South Africa's rate of reported rapes is about four times that of the United States. From April 2004 to March 2005, the South African Police Service recorded 55,114 reported rapes - 118 for every 100,000 people. In the United States, in 2004, the rate was 32 for every 100,000 people.

Experts believe that the real numbers are far higher; one in nine rapes is reported to police, according to a 1998 study by Jewkes. Of those that are reported, 7 percent result in a conviction, compared with 19 percent in the U.S.

"There is an idea men can do anything they can get away with," Jewkes says. "Your responsibility as a woman is to protect yourself." Those who cannot do so are seen to be at fault, even by other women.

Another force behind South Africa's rape problem is the decline of family structures here. For decades, apartheid forced men to leave their families to work long distances from home in the country's gold and diamond mines, or in South Africa's cities.

AIDS is a newer threat, which wrecks families by disabling and then killing parents as well as grandparents. About 5 million of South Africa's 47 million people are believed to be HIV-positive, the largest number of any country in the world.

Charlene Smith, a rape survivor and activist, wrote an essay two years ago criticizing the government's anti-rape efforts. Her remarks brought a critical response from President Thabo Mbeki.
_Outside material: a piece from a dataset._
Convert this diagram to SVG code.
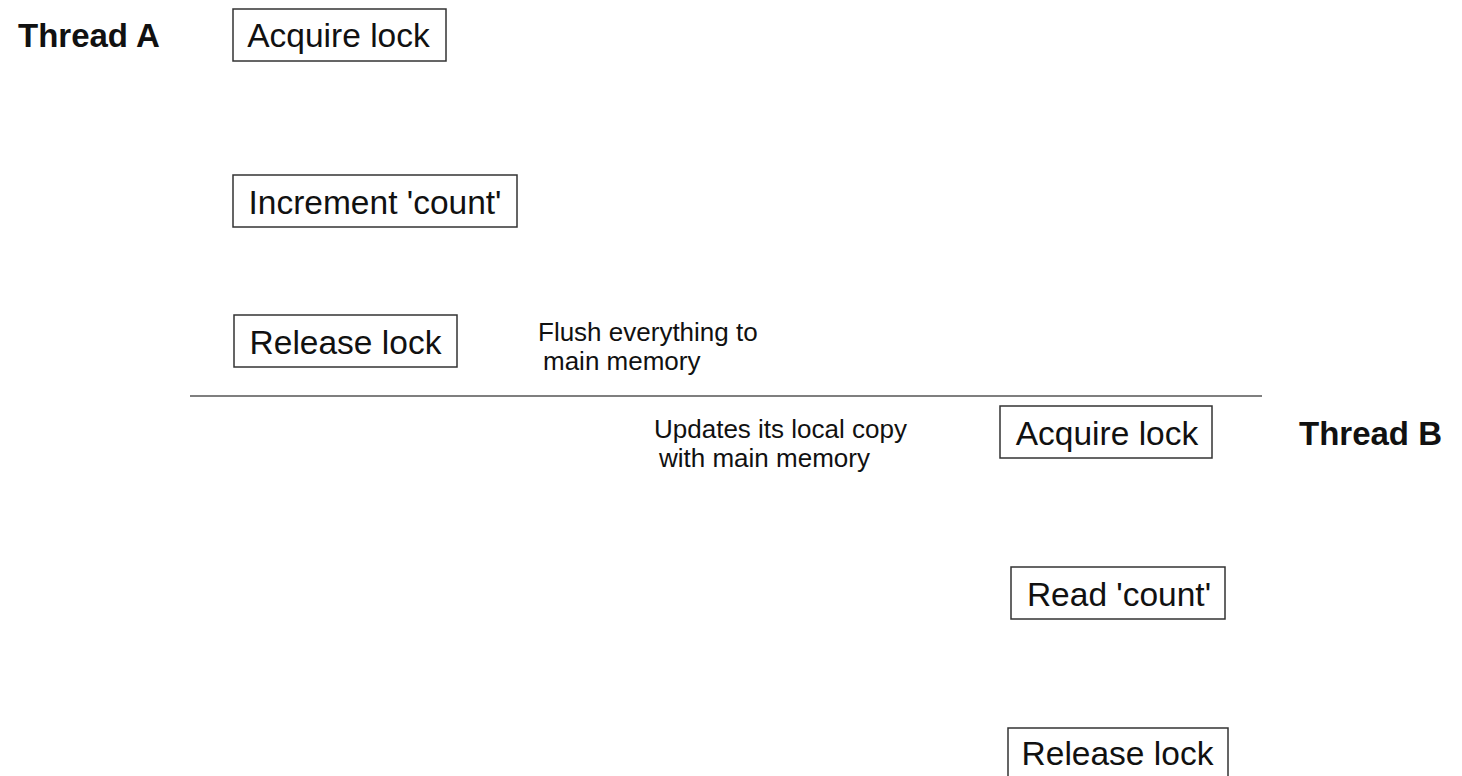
<svg xmlns="http://www.w3.org/2000/svg" width="1462" height="776" viewBox="0 0 1462 776">
<style>
.box{fill:#fff;stroke:#333;stroke-width:1.5}
.bt{font-family:"Liberation Sans",Arial,sans-serif;font-size:33.5px;fill:#111;text-anchor:middle}
.th{font-family:"Liberation Sans",Arial,sans-serif;font-size:33px;font-weight:bold;fill:#111}
.note{font-family:"Liberation Sans",Arial,sans-serif;font-size:26px;fill:#111}
</style>
<rect width="1462" height="776" fill="#fff"/>
<g id="connectors">
<line x1="190" y1="396" x2="1262" y2="396" stroke="#555" stroke-width="1.5"/>
</g>
<g id="threadA"><text class="th" x="18" y="47">Thread A</text></g>
<g id="threadB"><text class="th" x="1299" y="445">Thread B</text></g>
<g id="a-acquire"><rect class="box" x="233" y="9" width="213" height="52"/><text class="bt" x="338.5" y="47">Acquire lock</text></g>
<g id="a-increment"><rect class="box" x="233" y="175" width="284" height="52"/><text class="bt" x="375" y="214">Increment 'count'</text></g>
<g id="a-release"><rect class="box" x="234" y="315" width="223" height="52"/><text class="bt" x="345.5" y="354">Release lock</text></g>
<g id="note-flush"><text class="note" x="538" y="341">Flush everything to</text><text class="note" x="543" y="370">main memory</text></g>
<g id="note-update"><text class="note" x="654" y="438">Updates its local copy</text><text class="note" x="659" y="467">with main memory</text></g>
<g id="b-acquire"><rect class="box" x="1000" y="406" width="212" height="52"/><text class="bt" x="1107" y="445">Acquire lock</text></g>
<g id="b-read"><rect class="box" x="1011" y="567" width="214" height="52"/><text class="bt" x="1119" y="606">Read 'count'</text></g>
<g id="b-release"><rect class="box" x="1008" y="728" width="220" height="54"/><text class="bt" x="1117.5" y="765">Release lock</text></g>
</svg>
Though Smith did not mention race in her essay, Mbeki accused her of suggesting that black Africans were "barbaric savages" and that "our cultures, traditions and religions as Africans inherently make every African man a potential rapist."

Zuma played a significant role in the anti-apartheid struggle. In 1959, at age 17, he joined the ANC and soon went into its military wing. Arrested and convicted of trying to overthrow the government, he spent 10 years on the Robben Island prison that also housed Nelson Mandela.

After his release, Zuma left the country to work for the ANC in exile. He returned in 1990 to help negotiate an end to apartheid. In 1999 Mbeki named him deputy president and gave him the task of leading a campaign for "moral regeneration."

Zuma, whose corruption trial is scheduled to begin in July, retains strong popular support, in part because of his reputation as an official who focused on the issue of poverty. When he was charged last year with corruption, supporters formed the Friends of Jacob Zuma to raise money for his defense, and it has supported him in the rape trial.

"The perception created by our media is that he has done it," says Barnabas Xulu, administrator of the defense fund. He suggests that his accuser's accusations shouldn't necessarily be believed, including her allegation that Zuma did not use a condom. She has testified that she is HIV-positive and that Zuma knew her status.

The defense fund's Web site posts its own reports of court proceedings, saying news organizations cannot be trusted to do so "without prejudice."